I stepped to his door, knocked, and entered. Captain Cayzer lay in a bunk under a middling-sized porthole; the cabin was full of the morning light. I started and stood at gaze, scarce crediting my sight, so shocked and astounded was I by the dreadful change which had happened in the night in the poor man's appearance. His face was blue, and I remarked a cadaverous sinking of the eyeballs; the lips were livid, the hands likewise blue, but strangely wrinkled like a washer-woman's. On seeing me he asked in a husky whispering voice for a drink of water. I handed him a full panikin, which he drained feverishly, and then began to moan and cry out, making some weak miserable efforts to rub first one arm, then the other, then his legs.

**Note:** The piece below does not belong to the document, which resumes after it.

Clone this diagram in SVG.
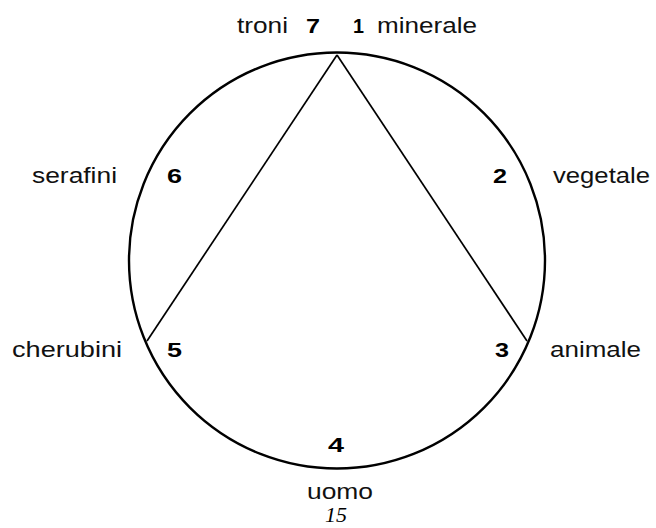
<svg xmlns="http://www.w3.org/2000/svg" width="656" height="528" viewBox="0 0 656 528">
<style>
.lbl{font-family:"Liberation Sans",Arial,sans-serif;font-size:22px;fill:#111}
.num{font-family:"Liberation Sans",Arial,sans-serif;font-size:21px;font-weight:bold;fill:#000}
.cap{font-family:"Liberation Serif","Times New Roman",serif;font-size:20px;font-style:italic;fill:#000}
.edge{stroke:#000;stroke-width:1.7;fill:none}
</style>
<rect width="656" height="528" fill="#fff"/>
<g id="circle"><circle cx="337" cy="260.5" r="208" fill="none" stroke="#000" stroke-width="2.4"/></g>
<g id="connectors">
<line class="edge" x1="337" y1="55" x2="147" y2="341"/>
<line class="edge" x1="337" y1="55" x2="527" y2="341"/>
</g>
<g id="n1"><text class="num" x="353" y="33" textLength="11" lengthAdjust="spacingAndGlyphs">1</text><text class="lbl" x="377" y="33" textLength="100" lengthAdjust="spacingAndGlyphs">minerale</text></g>
<g id="n2"><text class="num" x="493" y="183" textLength="14" lengthAdjust="spacingAndGlyphs">2</text><text class="lbl" x="553" y="183" textLength="97" lengthAdjust="spacingAndGlyphs">vegetale</text></g>
<g id="n3"><text class="num" x="495" y="357" textLength="14" lengthAdjust="spacingAndGlyphs">3</text><text class="lbl" x="550" y="357" textLength="91" lengthAdjust="spacingAndGlyphs">animale</text></g>
<g id="n4"><text class="num" x="328" y="452" textLength="16" lengthAdjust="spacingAndGlyphs">4</text><text class="lbl" x="307" y="499" textLength="66" lengthAdjust="spacingAndGlyphs">uomo</text></g>
<g id="n5"><text class="num" x="167" y="357" textLength="15" lengthAdjust="spacingAndGlyphs">5</text><text class="lbl" x="12" y="357" textLength="110" lengthAdjust="spacingAndGlyphs">cherubini</text></g>
<g id="n6"><text class="num" x="167" y="183" textLength="15" lengthAdjust="spacingAndGlyphs">6</text><text class="lbl" x="32" y="183" textLength="85" lengthAdjust="spacingAndGlyphs">serafini</text></g>
<g id="n7"><text class="num" x="306" y="33" textLength="14" lengthAdjust="spacingAndGlyphs">7</text><text class="lbl" x="237" y="33" textLength="51" lengthAdjust="spacingAndGlyphs">troni</text></g>
<text class="cap" x="325" y="522" textLength="22" lengthAdjust="spacingAndGlyphs">15</text>
</svg>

The steward stood in the doorway. I turned to him, sensible that my face was ashen and asked some question. I then said, "Where is Mr. Perkins?" He was on deck. I bade the steward attend to the captain, and passed through the hatch to the quarter-deck, where I found the mate.

"Do you know that the captain is very ill?" said I.

"Do I know it, sir? Why, yes. I've been sitting by him chafing his limbs and giving him water to drink, and attending to him in other ways. What is it, d'ye know, sir?"

"Cholera!" said I.

"Oh, my God, I hope not!" he exclaimed. "How could it be cholera. How could cholera come aboard?"

"A friend of mine died of cholera at Rangoon when I was there," said I. "I recognize the looks, and will swear to the symptoms."

"But how could it have come aboard?" he exclaimed, in a voice low but agitated.

My eyes, as he asked the question, were upon the raft. I started and cried, "Is that thing still there?"

"Aye," said the mate, "we haven't budged a foot all night."